Deux ans plus tard, on retrouve José Saramago assis derrière un bureau, employé aux écritures d’un premier service administratif, où il s’ennuie ferme, puis d’un second service, où il rêve toujours d’évasion (Tous les noms).
En 1947, à seulement 25 ans, il publie son premier roman, Terra do Pecado, lequel est vite oublié.

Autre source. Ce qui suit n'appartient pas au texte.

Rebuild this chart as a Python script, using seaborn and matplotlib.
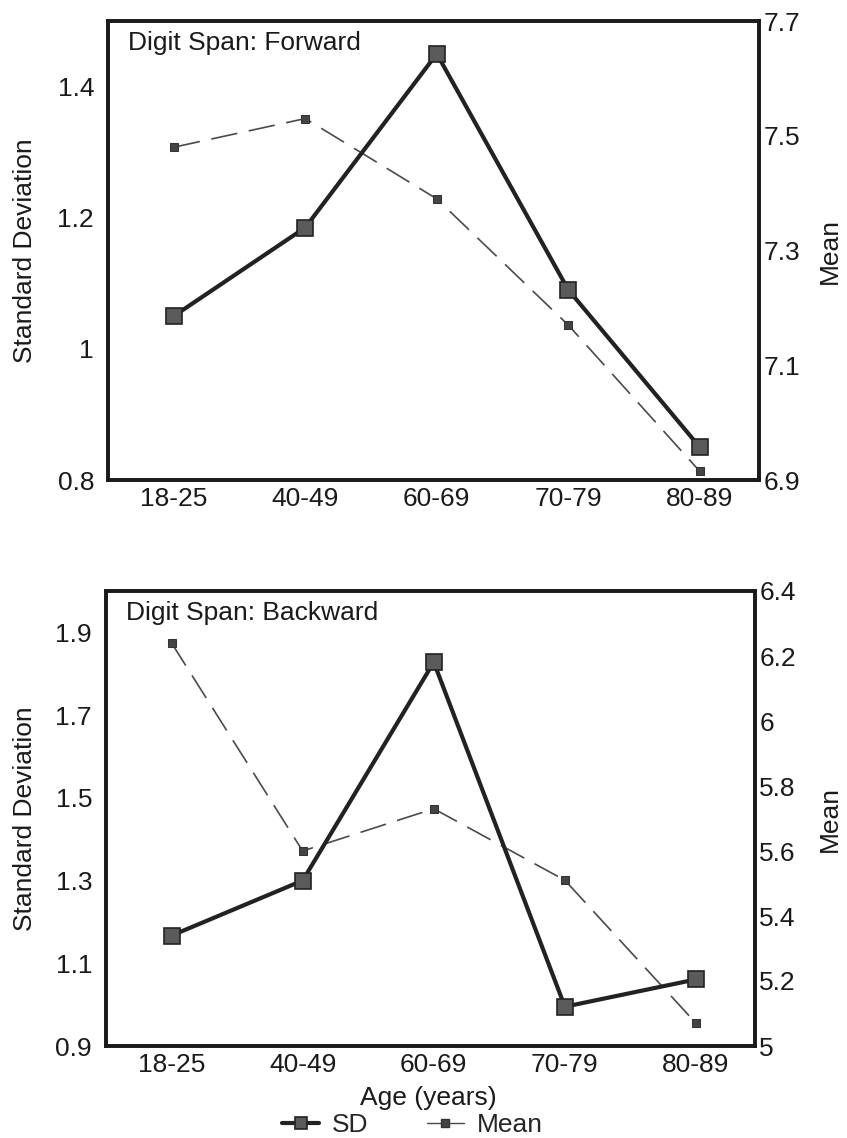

S’ensuivent alors trente années de relatif silence. Saramago n’a rien à raconter, c’est le temps de la germination, nous dit la légende. Et si l’image est belle pour cet enfant précocement arraché à la terre, elle n’est cependant pas tout à fait juste. En vérité, Saramago n’a jamais cessé d’écrire. En 1953, il envoie aux éditeurs un second manuscrit, Clarabóia, qui ne sera publié qu’après sa mort. En 1955, embauché par la maison d’éditions Estúdios Cor, il traduit plusieurs dizaines d’ouvrages, notamment ceux de Tolstoï, Colette, Baudelaire et Maupassant. En 1968, il est critique littéraire pour la revue Seara Nova, puis éditorialiste du quotidien Diário de Lisboa (1972) et directeur de son supplément littéraire (1973). Paraissent également trois recueils de poésies et quatre essais entre 1966 et 1976. Non seulement Saramago n’a jamais cessé d’écrire, mais tout semble indiquer qu’il avance à la rencontre de son destin, au pas lent, lourd et têtu des paysans.